• kyle

When something goes wrong, who is to blame?

When something does not turn out as intended this is a common thought process for many people. Issues devolve into finger pointing and blame shifting until no good can be gleaned from the situation. The only possible outcomes from such a negative experience are detrimental to everyone involved. Hard feelings and loss of communication are common among people who handle mistakes through this obsolete thought process.


I strongly believe that we are incorrectly phrasing the entire process of dealing with mistakes. Instead of “Who?” we should be asking “What?”.


What is to blame for this mistake?


I’ll give you a hint, the “what” is most likely not a person or a department. The root cause is most likely hidden within the process. In fact, at the heart of most people problems lies a process problem.

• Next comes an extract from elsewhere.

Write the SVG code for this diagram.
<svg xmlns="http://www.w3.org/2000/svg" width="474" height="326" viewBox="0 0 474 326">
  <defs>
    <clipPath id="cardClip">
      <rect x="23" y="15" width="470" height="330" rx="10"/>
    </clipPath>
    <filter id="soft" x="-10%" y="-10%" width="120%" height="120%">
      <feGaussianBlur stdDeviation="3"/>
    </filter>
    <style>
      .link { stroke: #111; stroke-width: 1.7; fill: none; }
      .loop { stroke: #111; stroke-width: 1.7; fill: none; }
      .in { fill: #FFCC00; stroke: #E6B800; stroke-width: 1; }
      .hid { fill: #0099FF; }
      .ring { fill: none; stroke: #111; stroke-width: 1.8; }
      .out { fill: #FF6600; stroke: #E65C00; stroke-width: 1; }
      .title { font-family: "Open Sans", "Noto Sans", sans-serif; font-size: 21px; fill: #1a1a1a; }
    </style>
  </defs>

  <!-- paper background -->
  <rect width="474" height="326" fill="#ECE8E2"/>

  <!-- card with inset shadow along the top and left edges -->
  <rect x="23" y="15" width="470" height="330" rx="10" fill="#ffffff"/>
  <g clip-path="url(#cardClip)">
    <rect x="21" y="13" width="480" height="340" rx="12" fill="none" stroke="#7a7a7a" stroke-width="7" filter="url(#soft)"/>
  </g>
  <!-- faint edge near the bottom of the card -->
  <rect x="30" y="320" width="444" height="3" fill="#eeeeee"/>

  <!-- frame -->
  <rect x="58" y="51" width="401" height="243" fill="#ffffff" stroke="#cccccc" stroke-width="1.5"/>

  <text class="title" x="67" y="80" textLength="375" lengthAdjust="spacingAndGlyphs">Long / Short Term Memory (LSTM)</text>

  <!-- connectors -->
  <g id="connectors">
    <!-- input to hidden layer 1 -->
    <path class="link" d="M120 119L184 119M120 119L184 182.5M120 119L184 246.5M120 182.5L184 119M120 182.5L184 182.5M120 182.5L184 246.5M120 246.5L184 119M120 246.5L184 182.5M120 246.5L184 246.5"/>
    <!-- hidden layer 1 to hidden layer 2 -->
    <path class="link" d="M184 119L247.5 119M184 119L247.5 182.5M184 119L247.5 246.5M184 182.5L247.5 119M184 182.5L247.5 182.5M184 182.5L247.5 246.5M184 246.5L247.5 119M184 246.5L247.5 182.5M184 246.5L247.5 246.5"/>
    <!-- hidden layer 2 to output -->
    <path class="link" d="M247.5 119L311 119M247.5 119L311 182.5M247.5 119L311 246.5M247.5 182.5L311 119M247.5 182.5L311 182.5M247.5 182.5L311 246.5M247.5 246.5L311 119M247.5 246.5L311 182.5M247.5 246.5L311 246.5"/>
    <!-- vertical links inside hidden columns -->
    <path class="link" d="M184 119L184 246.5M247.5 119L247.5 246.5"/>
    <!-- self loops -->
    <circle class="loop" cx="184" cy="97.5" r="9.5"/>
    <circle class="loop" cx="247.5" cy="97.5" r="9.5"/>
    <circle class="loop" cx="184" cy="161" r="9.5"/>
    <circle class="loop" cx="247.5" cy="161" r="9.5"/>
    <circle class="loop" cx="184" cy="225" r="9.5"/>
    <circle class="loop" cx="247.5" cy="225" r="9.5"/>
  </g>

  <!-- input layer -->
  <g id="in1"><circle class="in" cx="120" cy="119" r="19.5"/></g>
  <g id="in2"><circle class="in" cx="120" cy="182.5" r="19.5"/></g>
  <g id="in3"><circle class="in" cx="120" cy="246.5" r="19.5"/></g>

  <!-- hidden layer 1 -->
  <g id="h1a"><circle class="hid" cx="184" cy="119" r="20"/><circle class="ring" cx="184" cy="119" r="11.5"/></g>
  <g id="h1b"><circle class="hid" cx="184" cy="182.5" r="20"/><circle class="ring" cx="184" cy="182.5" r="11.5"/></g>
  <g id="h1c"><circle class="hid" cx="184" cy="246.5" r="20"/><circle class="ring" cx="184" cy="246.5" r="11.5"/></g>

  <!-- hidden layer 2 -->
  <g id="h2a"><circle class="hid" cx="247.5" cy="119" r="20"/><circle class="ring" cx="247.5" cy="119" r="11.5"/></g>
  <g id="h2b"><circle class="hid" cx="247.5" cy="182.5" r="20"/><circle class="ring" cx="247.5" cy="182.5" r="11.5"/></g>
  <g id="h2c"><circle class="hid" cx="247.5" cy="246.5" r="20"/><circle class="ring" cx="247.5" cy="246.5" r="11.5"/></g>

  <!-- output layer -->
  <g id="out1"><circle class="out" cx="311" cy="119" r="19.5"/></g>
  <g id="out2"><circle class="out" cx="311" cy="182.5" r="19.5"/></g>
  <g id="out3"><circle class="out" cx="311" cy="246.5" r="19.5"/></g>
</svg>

For example, let’s say that your company is receiving customer complaints because parts are missing from your product. What is your first instinct about this issue? Is it a person that is not paying attention, not following instructions, or simply not caring about the situation? “Who” is it?


I believe the correct method to truly solve this problem is to ask questions about the process. What allowed these parts to be missing from the product? What can we adjust in the process to prevent incomplete product shipment? “What” is it?


The who-to-what thought process shift will dramatically improve the overall outcome of any problem situation. When people try to find out “who” the problem is, they become adversarial. In stark contrast, when people try to find out “what” the problem is, they team up against the problem itself.


In order to move from who-to-what, foster an environment where it is okay to make mistakes because they turn into learning experiences rather than blaming sessions. Problems solved in a “what” environment will be analyzed thoroughly and are unlikely to reoccur. More progress will be made and people will be brought together as they move towards common goals.